How much do provisional patent applications cost?  Provisional patent applications are typically less expensive than non-provisional applications because they require fewer formalities.

Are patents only available in the United States?  No.  In fact, you must file either a foreign patent application or a Patent Cooperation Treaty (PCT) patent application within 12 months of filing your United States patent application otherwise you may lose the right to protect your invention in foreign countries.  If you plan on making, using or selling your invention anywhere outside the Unites States, it is essential that you consider timely filing a foreign or PCT patent application.

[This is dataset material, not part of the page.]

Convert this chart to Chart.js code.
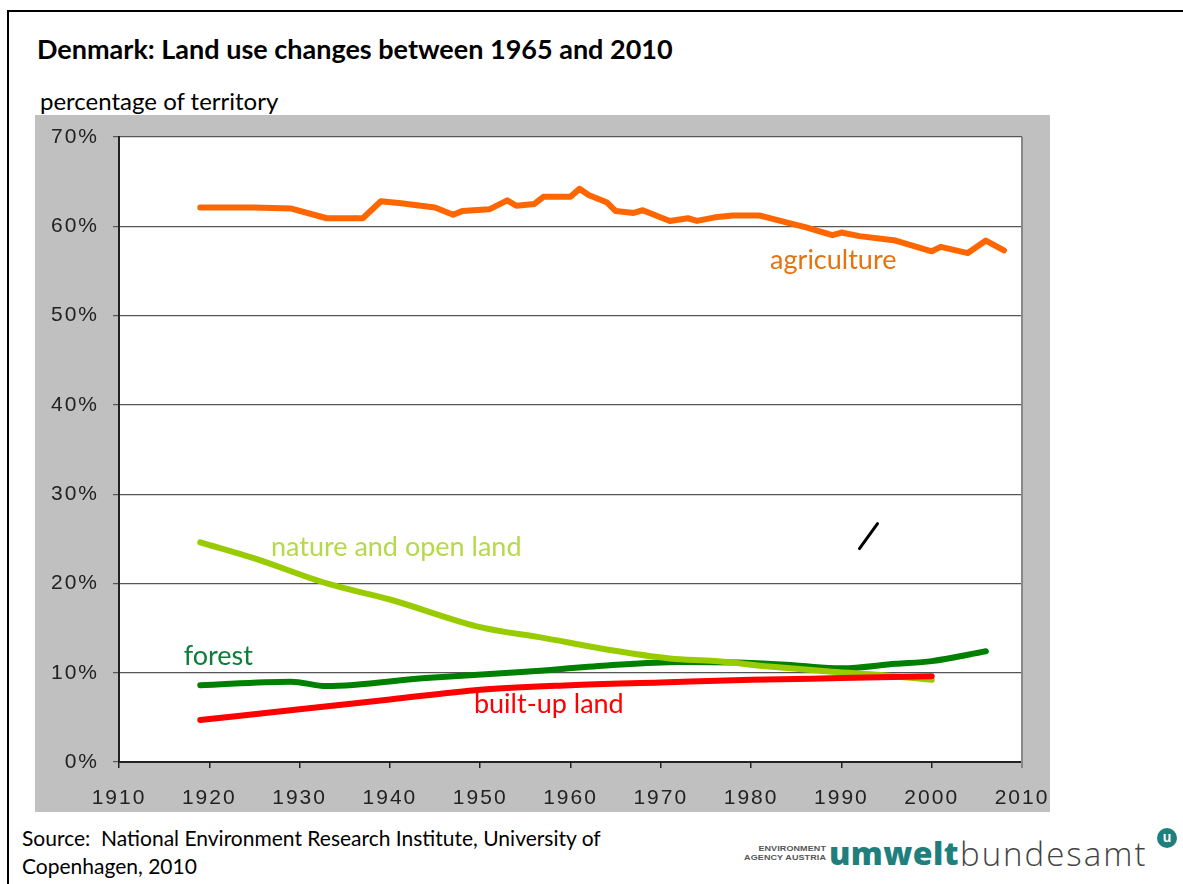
<!DOCTYPE html>
<html>
<head>
<meta charset="utf-8">
<title>Denmark land use</title>
<script src="https://cdn.jsdelivr.net/npm/chart.js@4.4.0/dist/chart.umd.min.js"></script>
<style>
  body { margin: 0; background: #fff; width: 1183px; height: 884px; overflow: hidden; position: relative; font-family: Lato, sans-serif; }
  #frame { position: absolute; left: 7px; top: 10px; width: 1200px; height: 900px; border-left: 2px solid #000; border-top: 2px solid #000; }
  #title { position: absolute; left: 37px; top: 32px; font-weight: bold; font-size: 27px; color: #000; }
  #ylab { position: absolute; left: 40px; top: 86px; font-size: 24px; color: #000; }
  #box { position: absolute; left: 35px; top: 115px; width: 1015px; height: 697px; background: #c0c0c0; }
  #source { position: absolute; left: 22px; top: 824px; font-size: 21px; line-height: 28px; color: #000; }
  #logo { position: absolute; left: 733px; top: 830px; height: 50px; width: 450px; }
  #logo .small { position: absolute; left: 0; top: 13px; font-family: "Liberation Sans", sans-serif; font-weight: bold; font-size: 9px; line-height: 10px; color: #555; text-align: right; width: 93px; letter-spacing: 0.1px; transform: scaleY(0.9); }
  #logo .umw { position: absolute; left: 96px; top: 1px; font-family: "Open Sans", sans-serif; font-weight: 800; font-size: 32px; color: #1f7f7c; letter-spacing: 0.4px; }
  #logo .bund { position: absolute; left: 227px; top: 1px; font-family: "Open Sans", sans-serif; font-weight: 300; font-size: 33px; color: #444; letter-spacing: 2px; }
  #logo .dot { position: absolute; left: 424px; top: -2px; width: 20px; height: 20px; border-radius: 50%; background: #1f7f7c; color: #fff; font-family: "Liberation Sans", sans-serif; font-weight: bold; font-size: 14px; line-height: 19px; text-align: center; }
</style>
</head>
<body>
<div id="frame"></div>
<div id="title">Denmark: Land use changes between 1965 and 2010</div>
<div id="ylab">percentage of territory</div>
<div id="box"><canvas id="myChart" width="1015" height="697"></canvas></div>
<div id="source">Source:&nbsp; National Environment Research Institute, University of<br>Copenhagen, 2010</div>
<div id="logo">
  <div class="small">ENVIRONMENT<br>AGENCY AUSTRIA</div>
  <div class="umw">umwelt</div>
  <div class="bund">bundesamt</div>
  <div class="dot">u</div>
</div>

<script>
// values (percent of territory)
var agriYears = [1919, 1925, 1929, 1933, 1937, 1939, 1941, 1945, 1947, 1948, 1951, 1953, 1954, 1956, 1957, 1960, 1961, 1962, 1964, 1965, 1967, 1968, 1971, 1973, 1974, 1976, 1978, 1981, 1984, 1986, 1989, 1990, 1992, 1996, 2000, 2001, 2004, 2006, 2008];
var agriValues = [62.1, 62.1, 62.0, 60.9, 60.9, 62.8, 62.6, 62.1, 61.3, 61.7, 61.9, 62.9, 62.3, 62.5, 63.3, 63.3, 64.2, 63.5, 62.7, 61.7, 61.5, 61.8, 60.6, 60.9, 60.6, 61.0, 61.2, 61.2, 60.4, 59.9, 59.0, 59.3, 58.9, 58.4, 57.2, 57.7, 57.0, 58.4, 57.3];

var natureYears = [1919, 1925, 1933, 1940, 1950, 1957, 1964, 1971, 1976, 1982, 1989, 1995, 2000];
var natureValues = [24.6, 22.8, 20.0, 18.2, 15.1, 13.9, 12.6, 11.6, 11.3, 10.7, 10.1, 9.7, 9.2];

var forestYears = [1919, 1929, 1933, 1944, 1955, 1964, 1972, 1980, 1985, 1990, 1996, 2000, 2006];
var forestValues = [8.6, 9.0, 8.5, 9.4, 10.1, 10.8, 11.2, 11.1, 10.8, 10.5, 11.0, 11.3, 12.4];

var builtYears = [1919, 1930, 1940, 1950, 1960, 1970, 1980, 1990, 2000];
var builtValues = [4.7, 5.9, 7.0, 8.1, 8.6, 8.9, 9.2, 9.4, 9.6];

// stray stroke in the original figure
var slashYears = [1992, 1994];
var slashValues = [23.9, 26.7];

var yTicks = [0, 10, 20, 30, 40, 50, 60, 70];
var xTicks = [1910, 1920, 1930, 1940, 1950, 1960, 1970, 1980, 1990, 2000, 2010];

function pts(xs, ys) {
    var out = [];
    for (var i = 0; i < xs.length; i++) out.push({ x: xs[i], y: ys[i] });
    return out;
}

var notes = [
    { text: "agriculture", x: 1989.1, y: 56.2, color: "#e8720c" },
    { text: "nature and open land", x: 1940.7, y: 24.1, color: "#b5d94a" },
    { text: "forest", x: 1921.0, y: 11.8, color: "#0b7f3a" },
    { text: "built-up land", x: 1957.6, y: 6.5, color: "#ff0000" }
];

var plotBg = {
    id: 'plotBg',
    beforeDraw: function(chart) {
        var a = chart.chartArea, c = chart.ctx;
        c.save();
        c.fillStyle = '#fff';
        c.fillRect(a.left, a.top, a.right - a.left, a.bottom - a.top);
        c.restore();
        c.letterSpacing = '2px';
    },
    beforeDatasetsDraw: function(chart) {
        var a = chart.chartArea, c = chart.ctx;
        chart.ctx.letterSpacing = '0px';
        c.save();
        c.strokeStyle = '#888';
        c.lineWidth = 2;
        c.beginPath();
        c.moveTo(a.right, a.top);
        c.lineTo(a.right, a.bottom + 6);
        c.stroke();
        c.restore();
    },
    afterDraw: function(chart) {
        var c = chart.ctx, xs = chart.scales.x, ys = chart.scales.y;
        c.save();
        c.letterSpacing = '0px';
        c.font = '27px Lato';
        c.textAlign = 'center';
        c.textBaseline = 'middle';
        notes.forEach(function(n) {
            c.fillStyle = n.color;
            c.fillText(n.text, xs.getPixelForValue(n.x), ys.getPixelForValue(n.y));
        });
        c.restore();
    }
};

var ctx = document.getElementById('myChart').getContext('2d');
var myChart = new Chart(ctx, {
    type: 'line',
    data: {
        datasets: [{
            data: pts(slashYears, slashValues),
            borderColor: '#000',
            borderWidth: 3,
            tension: 0
        }, {
            data: pts(agriYears, agriValues),
            borderColor: '#ff6600',
            borderWidth: 6,
            tension: 0
        }, {
            data: pts(builtYears, builtValues),
            borderColor: '#ff0000',
            borderWidth: 6,
            cubicInterpolationMode: 'monotone'
        }, {
            data: pts(natureYears, natureValues),
            borderColor: '#99cc00',
            borderWidth: 6,
            cubicInterpolationMode: 'monotone'
        }, {
            data: pts(forestYears, forestValues),
            borderColor: '#008000',
            borderWidth: 6,
            cubicInterpolationMode: 'monotone'
        }]
    },
    options: {
        responsive: false,
        animation: false,
        events: [],
        layout: { padding: { top: 22, right: 28, left: 0, bottom: 0 } },
        elements: { point: { radius: 0 }, line: { borderCapStyle: 'round', borderJoinStyle: 'round' } },
        plugins: { legend: { display: false }, tooltip: { enabled: false } },
        scales: {
            x: {
                type: 'linear',
                min: 1910,
                max: 2010,
                afterFit: function(s) { s.height = 50; s.paddingLeft = 0; s.paddingRight = 0; },
                afterBuildTicks: function(s) { s.ticks = xTicks.map(function(v) { return { value: v }; }); },
                grid: { drawOnChartArea: false, drawTicks: true, tickLength: 6, color: '#222', lineWidth: 1.5 },
                border: { color: '#222', width: 2 },
                ticks: {
                    padding: 18,
                    color: '#222',
                    font: { family: 'Liberation Sans', size: 21 },
                    maxRotation: 0,
                    callback: function(v) { return String(v); }
                }
            },
            y: {
                min: 0,
                max: 70,
                afterFit: function(s) { s.width = 84; s.paddingTop = 0; s.paddingBottom = 0; },
                afterBuildTicks: function(s) { s.ticks = yTicks.map(function(v) { return { value: v }; }); },
                grid: { color: '#555', lineWidth: 1.2, tickLength: 6 },
                border: { color: '#222', width: 2 },
                ticks: {
                    padding: 14,
                    color: '#222',
                    font: { family: 'Liberation Sans', size: 21 },
                    callback: function(v) { return v + '%'; }
                }
            }
        }
    },
    plugins: [plotBg]
});
</script>
</body>
</html>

What is the difference between a patent, trademark and copyright?  A patent is the right to exclude others from making, using or selling what you invented.  A trademark protects the association of a particular “mark” (i.e. word, phrase, slogan, name, symbol, color, design, logo, thing, etc.) with your business.  A copyright protects your original works of authorship (i.e. music, drawings, written text, photograms, etc.).

 “An invasion of armies can be resisted, but not an idea whose time has come.”